Maple Pecan Pumpkin Gnocchi:

  • 1 pie pumpkin, roasted and removed from skin
  • 1 large or 2 small cooked, peeled starchy potatoes (russets work very well)
  • 1 large egg
  • 2 T pure maple syrup
  • 1/2 cup pecans crushed very finely (can omit for allergy, just add a bit more flour)
  • 1/2 cup to 1 cup All purpose flour plus more for dusting
  • salt and pepper to taste
  • 2 T brown Ghee, you can do this using the same method for making the ghee, except leave it on the stove when cooking until milk solids on bottom of the pot brown, ghee changes to a slightly browned colour and smells quite nutty.
  • Fresh sage, just a couple of leaves
  1. Mash pumpkin and cooked potato quite well with a fork or put through a ricer
  2. Add egg, 1/2 cup flour, pecans, maple syrup, and salt and pepper. 
  3. continue to mix using fork, adding more flour 1 T at a time just until it comes together.
  4. Put a pot of water on the stove and get to poaching temp (when little bubbles begin to appear at sides of pot) but do not boil.
  5. While water is heating, sprinkle some more all purpose flour onto work surface, I like to do this on silmat for easier clean up. 
  6. Dollop about 2 T worth of dough onto floured surface and sprinkle top with a bit more flour.
  7. With a very light hand, gently begin to roll into a thin log, about 3/4 inch in diameter
  8. using a bench scraper, or a knife, make quick cuts every half inch or so. 
  9. dust with a little extra flour so they stick don't together
  10. After about 2 logs worth are cut, gently scoop up and allow extra flour to fall away. Plop them one by one into the water and leave them
  11. While they cook put brown butter ghee into a frying pan and lay sage leaves on top. Turn on burner to med-high.
  12. When ghee begins to bubble around the leaves and the gnocchi float to the top of the water, scoop out with a slotted spoon and add to pan.
  13. Let them cook undisturbed until they let go of the pan, then gently toss them and allow to continue to cook for another couple of minutes.
  14. Serve with crispy sage leaves and a sprinkle of sea salt.

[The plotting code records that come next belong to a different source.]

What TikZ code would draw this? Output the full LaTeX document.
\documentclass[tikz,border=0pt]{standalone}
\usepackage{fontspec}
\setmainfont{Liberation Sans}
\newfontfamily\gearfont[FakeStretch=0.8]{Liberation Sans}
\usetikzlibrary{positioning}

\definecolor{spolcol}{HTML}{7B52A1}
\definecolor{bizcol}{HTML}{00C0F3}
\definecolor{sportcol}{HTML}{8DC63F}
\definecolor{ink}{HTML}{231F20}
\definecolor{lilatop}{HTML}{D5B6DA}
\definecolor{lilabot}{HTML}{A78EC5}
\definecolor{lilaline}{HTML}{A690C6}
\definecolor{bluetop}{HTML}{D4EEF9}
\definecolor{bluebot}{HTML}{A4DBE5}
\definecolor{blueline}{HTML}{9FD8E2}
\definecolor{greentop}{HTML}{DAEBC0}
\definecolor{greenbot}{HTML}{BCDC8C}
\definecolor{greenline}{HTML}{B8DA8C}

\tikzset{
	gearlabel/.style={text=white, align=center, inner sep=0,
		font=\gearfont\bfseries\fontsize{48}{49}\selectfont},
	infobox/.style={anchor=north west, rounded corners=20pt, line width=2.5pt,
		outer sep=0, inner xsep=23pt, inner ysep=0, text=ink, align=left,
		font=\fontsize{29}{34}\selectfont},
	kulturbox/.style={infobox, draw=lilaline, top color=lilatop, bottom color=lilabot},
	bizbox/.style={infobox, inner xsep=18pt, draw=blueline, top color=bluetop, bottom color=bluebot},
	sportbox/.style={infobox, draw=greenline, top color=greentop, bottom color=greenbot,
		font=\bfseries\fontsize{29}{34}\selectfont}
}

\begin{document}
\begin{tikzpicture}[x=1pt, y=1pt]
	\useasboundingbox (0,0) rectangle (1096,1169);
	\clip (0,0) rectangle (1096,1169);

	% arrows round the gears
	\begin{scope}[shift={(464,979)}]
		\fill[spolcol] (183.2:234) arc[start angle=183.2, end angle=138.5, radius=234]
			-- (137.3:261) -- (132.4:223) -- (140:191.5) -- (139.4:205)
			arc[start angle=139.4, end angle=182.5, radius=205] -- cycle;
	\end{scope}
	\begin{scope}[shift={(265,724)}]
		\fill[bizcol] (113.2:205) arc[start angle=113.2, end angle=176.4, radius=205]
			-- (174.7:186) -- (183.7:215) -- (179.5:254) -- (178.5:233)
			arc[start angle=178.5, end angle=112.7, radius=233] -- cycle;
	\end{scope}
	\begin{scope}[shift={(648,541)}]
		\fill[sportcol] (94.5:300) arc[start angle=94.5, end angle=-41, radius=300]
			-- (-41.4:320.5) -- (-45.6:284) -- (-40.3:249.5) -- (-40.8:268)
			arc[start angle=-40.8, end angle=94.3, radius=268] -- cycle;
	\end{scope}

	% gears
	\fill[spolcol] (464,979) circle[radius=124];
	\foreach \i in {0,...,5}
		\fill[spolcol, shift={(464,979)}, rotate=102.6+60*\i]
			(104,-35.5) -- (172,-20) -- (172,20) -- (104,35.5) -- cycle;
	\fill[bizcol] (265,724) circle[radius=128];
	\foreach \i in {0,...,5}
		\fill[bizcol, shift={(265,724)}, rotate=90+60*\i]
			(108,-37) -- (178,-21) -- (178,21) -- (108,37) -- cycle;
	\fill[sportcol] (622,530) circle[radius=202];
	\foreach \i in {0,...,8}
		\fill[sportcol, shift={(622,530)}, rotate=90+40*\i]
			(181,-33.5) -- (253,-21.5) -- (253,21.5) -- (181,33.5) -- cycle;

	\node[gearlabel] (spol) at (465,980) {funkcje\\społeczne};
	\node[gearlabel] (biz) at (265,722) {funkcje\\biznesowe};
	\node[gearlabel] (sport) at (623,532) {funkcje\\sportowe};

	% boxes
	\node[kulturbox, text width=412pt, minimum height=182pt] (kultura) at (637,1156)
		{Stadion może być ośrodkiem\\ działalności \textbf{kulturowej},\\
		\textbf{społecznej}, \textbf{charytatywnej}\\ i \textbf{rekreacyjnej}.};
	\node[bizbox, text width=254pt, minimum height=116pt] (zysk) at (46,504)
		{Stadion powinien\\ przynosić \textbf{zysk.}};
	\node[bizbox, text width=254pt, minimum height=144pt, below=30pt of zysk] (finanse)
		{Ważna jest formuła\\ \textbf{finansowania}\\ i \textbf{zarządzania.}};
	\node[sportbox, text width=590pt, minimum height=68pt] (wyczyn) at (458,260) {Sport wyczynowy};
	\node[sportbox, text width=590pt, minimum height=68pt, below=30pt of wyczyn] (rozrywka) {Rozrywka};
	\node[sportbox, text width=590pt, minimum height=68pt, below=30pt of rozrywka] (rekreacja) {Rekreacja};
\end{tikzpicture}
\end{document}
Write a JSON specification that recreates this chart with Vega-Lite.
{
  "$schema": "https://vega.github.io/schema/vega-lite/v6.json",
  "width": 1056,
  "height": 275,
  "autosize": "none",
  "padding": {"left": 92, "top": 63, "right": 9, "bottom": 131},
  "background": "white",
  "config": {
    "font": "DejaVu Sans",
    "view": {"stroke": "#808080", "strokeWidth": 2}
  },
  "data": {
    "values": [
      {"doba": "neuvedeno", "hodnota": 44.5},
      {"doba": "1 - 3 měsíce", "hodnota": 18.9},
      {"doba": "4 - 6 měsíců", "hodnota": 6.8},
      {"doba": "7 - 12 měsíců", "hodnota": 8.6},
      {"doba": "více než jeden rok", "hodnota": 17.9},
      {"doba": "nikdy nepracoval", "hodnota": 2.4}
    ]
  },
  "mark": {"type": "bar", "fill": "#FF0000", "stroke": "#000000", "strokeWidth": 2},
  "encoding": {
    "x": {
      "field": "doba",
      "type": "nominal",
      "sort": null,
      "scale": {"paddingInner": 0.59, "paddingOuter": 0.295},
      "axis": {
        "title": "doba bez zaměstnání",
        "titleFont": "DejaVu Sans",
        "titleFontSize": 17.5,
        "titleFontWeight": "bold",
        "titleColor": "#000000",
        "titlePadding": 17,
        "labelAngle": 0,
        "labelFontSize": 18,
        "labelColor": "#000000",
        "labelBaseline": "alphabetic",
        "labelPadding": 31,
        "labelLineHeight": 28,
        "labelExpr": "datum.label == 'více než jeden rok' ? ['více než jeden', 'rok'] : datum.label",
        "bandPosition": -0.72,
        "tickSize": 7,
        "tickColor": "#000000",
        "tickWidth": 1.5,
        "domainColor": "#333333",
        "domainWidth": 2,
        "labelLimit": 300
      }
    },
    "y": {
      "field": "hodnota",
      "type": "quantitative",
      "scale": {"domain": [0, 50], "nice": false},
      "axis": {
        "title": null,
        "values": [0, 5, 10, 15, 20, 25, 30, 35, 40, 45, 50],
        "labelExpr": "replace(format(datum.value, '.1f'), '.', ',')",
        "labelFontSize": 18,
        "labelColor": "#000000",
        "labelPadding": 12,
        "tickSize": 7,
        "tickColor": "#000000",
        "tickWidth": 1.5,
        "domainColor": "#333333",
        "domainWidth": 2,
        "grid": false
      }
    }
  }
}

My hubby (also a chef)  came home as I was finishing this recipe and voiced his concern about how gluten free gnocchi would turn out. Having already tested it (and a certain two year old stealing most of it) I was quite confident. I told him he could have a bite, which he did, and then he ate the whole bowl. After hearing him praise my work for a little while and an "I told you so" from me, I was very excited to share this. So give it a shot and impress the people in your family. You won't be sorry.                

Don't forget to follow me on twitter and "Like" my new facebook page


  1. I'm usually quite culinarily challenged, but I wanted to try your gnocchi recipe (because I love gnocchi, especially freshly made) but found I had to add quite a lot of flour, and it still wouldn't "come together". I ended up scraping the resulting goop off the end of a spoon into the hot water to cook it, and while the texture in the end was lovely, all that flour had drowned out any pumpkin or pecan or maple flavouring. Help! What am I doing wrong?

    1. First off, thanks for stopping by! I would like to mention that this dough is quite wet. I usually add flour just until I can get it to hold its shape after scraping the side of the bowl, but is still very wet. If you touch it it will stick to your hands. It's through a very light touch and a light sprinkling of flour that you can manipulate it.
      That being said, There might be a couple things that could've happened. Did you roast the pumpkin? It should be quite dry and if you boiled it it may have taken on too much water. If there is extra moisture in the pumpkin it will take more flour to come together. Try to make sure your potato is very dry also. You could also try adding more pecan. It will lessen the flour needed and help to boost the pecan flavour. This really is all about feel. If you find that you are still having trouble though, you do not have to roll it, you can use a scraper to scoop it up and drop small pieces into the water (kinda like what you ended up doing earlier) Gnocchi takes practice, You'll get the hang of it. Hope that helps.